▶ **Written request**
Leaving the pictures out, print the lines from the first line of the listing through the line containing "(0,0) rectangle (679,533);", exactly as they read, and no others.

((

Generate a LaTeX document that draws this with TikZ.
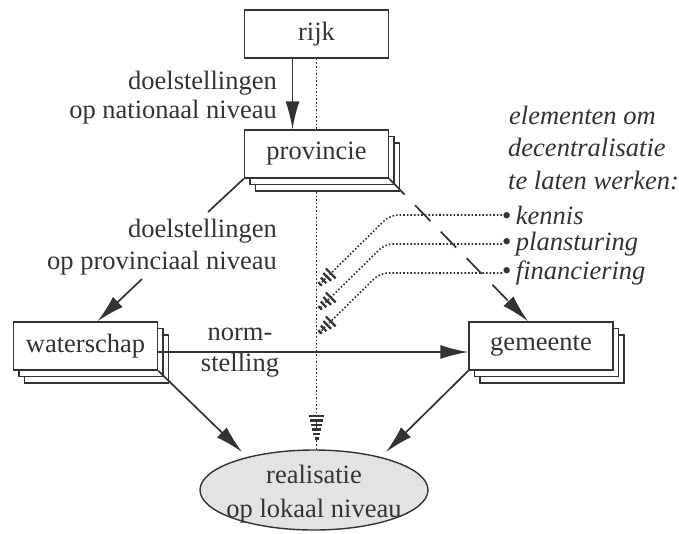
\documentclass[tikz,border=0pt]{standalone}
\usepackage{fontspec}
\setmainfont{Liberation Serif}
\usetikzlibrary{arrows.meta,calc,shadows,shapes.geometric,backgrounds}
\definecolor{ink}{HTML}{333333}
\newcommand\hatchhead[6]{%
  \foreach \k in {1,...,#3}{%
    \pgfmathsetmacro\hdist{#4*(\k-1)+1.5}%
    \pgfmathsetmacro\hwid{#5+#6*(\k-1)}%
    \path ($(#1)!\hdist pt!(#2)$) coordinate (hP);%
    \draw[hatch] ($(hP)!\hwid pt!90:(#2)$) -- ($(hP)!\hwid pt!-90:(#2)$);%
  }}
\begin{document}
\begin{tikzpicture}[x=1pt,y=-1pt,
  every node/.style={font=\fontsize{26.5}{30}\selectfont, text=ink, inner sep=0pt},
  box/.style={draw=ink, fill=white, line width=1.4pt, minimum width=144pt, minimum height=48pt},
  stack/.style={box,
    general shadow={draw=ink, fill=white, line width=1.4pt, shadow xshift=11pt, shadow yshift=-13pt},
    general shadow={draw=ink, fill=white, line width=1.4pt, shadow xshift=5.5pt, shadow yshift=-6.5pt}},
  conn/.style={draw=ink, line width=1.7pt},
  arr/.style={conn, -{Latex[length=28pt,width=14pt]}},
  dots/.style={draw=ink, line width=1.6pt, dotted},
  hatch/.style={draw=ink, line width=2.2pt},
  lbl/.style={align=right, anchor=east},
  itl/.style={anchor=west, font=\fontsize{26.5}{30}\selectfont\itshape},
]
\useasboundingbox (0,0) rectangle (679,533);

% boxes
\node[box] (rijk) at (316.5,34) {rijk};
\node[stack] (prov) at (316.5,154) {provincie};
\node[stack] (wat) at (85.5,346) {waterschap};
\node[stack] (gem) at (541,346) {gemeente};
\node[ellipse, draw=ink, fill=gray!22, line width=1.4pt, minimum width=228pt, minimum height=80pt] (real) at (314,490) {};
\node[align=center, font=\fontsize{26.5}{34}\selectfont] (realtxt) at (314,494) {realisatie\\op lokaal niveau};

% labels
\node[lbl, font=\fontsize{26.5}{29.5}\selectfont] (l1) at (277,97.5) {doelstellingen\\op nationaal niveau};
\node[lbl, font=\fontsize{26.5}{32}\selectfont] (l2) at (277,247) {doelstellingen\\op provinciaal niveau};
\node[align=center, font=\fontsize{26.5}{31}\selectfont] (l3) at (240,353) {norm-\\stelling};

% elements text
\node[itl, anchor=base west] (h1) at (509,124) {elementen om};
\node[itl, anchor=base west] (h2) at (508,156.5) {decentralisatie};
\node[itl, anchor=base west] (h3) at (508,189) {te laten werken:};
\node[itl] (kennis) at (502,215) {{\upshape•}\,kennis};
\node[itl] (plan) at (502,244) {{\upshape•}\,plansturing};
\node[itl] (fin) at (502,273) {{\upshape•}\,financiering};

% coordinates
\coordinate (c1) at (208,212);
\coordinate (c2) at (142,279);
\coordinate (rw) at (242,452);
\coordinate (rg) at (386,452);
\coordinate (kb) at (390,215);
\coordinate (pb) at (385,244);
\coordinate (fb) at (380,273);
\coordinate (kt) at (319,285);
\coordinate (pt) at (319,309);
\coordinate (ft) at (319,333);
\coordinate (vt) at (316.5,440);

% vertical dotted line behind boxes
\begin{scope}[on background layer]
\draw[dots] (rijk.south) -- (rijk.south |- real.north);
\end{scope}
\hatchhead{vt}{rijk.south}{6}{4.5}{2}{1.1}

% connectors
\draw[arr] ([xshift=-24pt]rijk.south) -- ([xshift=-24pt]prov.north);
\draw[conn] (prov.south west) -- (c1);
\draw[arr] (c2) -- ([xshift=12pt]wat.north);
\draw[arr, dash pattern=on 22pt off 15pt] (prov.south east) -- ([xshift=-13pt]gem.north);
\draw[arr] ([yshift=-6pt]wat.east) -- ([yshift=-6pt]gem.west);
\draw[arr] (wat.south east) -- (rw);
\draw[arr] (gem.south west) -- (rg);

% dotted element lines
\draw[dots, rounded corners=8pt] (kennis.west) -- (kb) -- (kt);
\draw[dots, rounded corners=8pt] (plan.west) -- (pb) -- (pt);
\draw[dots, rounded corners=8pt] (fin.west) -- (fb) -- (ft);
\hatchhead{kt}{kb}{4}{5}{2.5}{1.5}
\hatchhead{pt}{pb}{4}{5}{2.5}{1.5}
\hatchhead{ft}{fb}{4}{5}{2.5}{1.5}
\end{tikzpicture}
\end{document}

))

▶ **Solution to this task**
Generate a LaTeX document that draws this with TikZ.
\documentclass[tikz,border=0pt]{standalone}
\usepackage{fontspec}
\setmainfont{Liberation Serif}
\usetikzlibrary{arrows.meta,calc,shadows,shapes.geometric,backgrounds}
\definecolor{ink}{HTML}{333333}
\newcommand\hatchhead[6]{%
  \foreach \k in {1,...,#3}{%
    \pgfmathsetmacro\hdist{#4*(\k-1)+1.5}%
    \pgfmathsetmacro\hwid{#5+#6*(\k-1)}%
    \path ($(#1)!\hdist pt!(#2)$) coordinate (hP);%
    \draw[hatch] ($(hP)!\hwid pt!90:(#2)$) -- ($(hP)!\hwid pt!-90:(#2)$);%
  }}
\begin{document}
\begin{tikzpicture}[x=1pt,y=-1pt,
  every node/.style={font=\fontsize{26.5}{30}\selectfont, text=ink, inner sep=0pt},
  box/.style={draw=ink, fill=white, line width=1.4pt, minimum width=144pt, minimum height=48pt},
  stack/.style={box,
    general shadow={draw=ink, fill=white, line width=1.4pt, shadow xshift=11pt, shadow yshift=-13pt},
    general shadow={draw=ink, fill=white, line width=1.4pt, shadow xshift=5.5pt, shadow yshift=-6.5pt}},
  conn/.style={draw=ink, line width=1.7pt},
  arr/.style={conn, -{Latex[length=28pt,width=14pt]}},
  dots/.style={draw=ink, line width=1.6pt, dotted},
  hatch/.style={draw=ink, line width=2.2pt},
  lbl/.style={align=right, anchor=east},
  itl/.style={anchor=west, font=\fontsize{26.5}{30}\selectfont\itshape},
]
\useasboundingbox (0,0) rectangle (679,533);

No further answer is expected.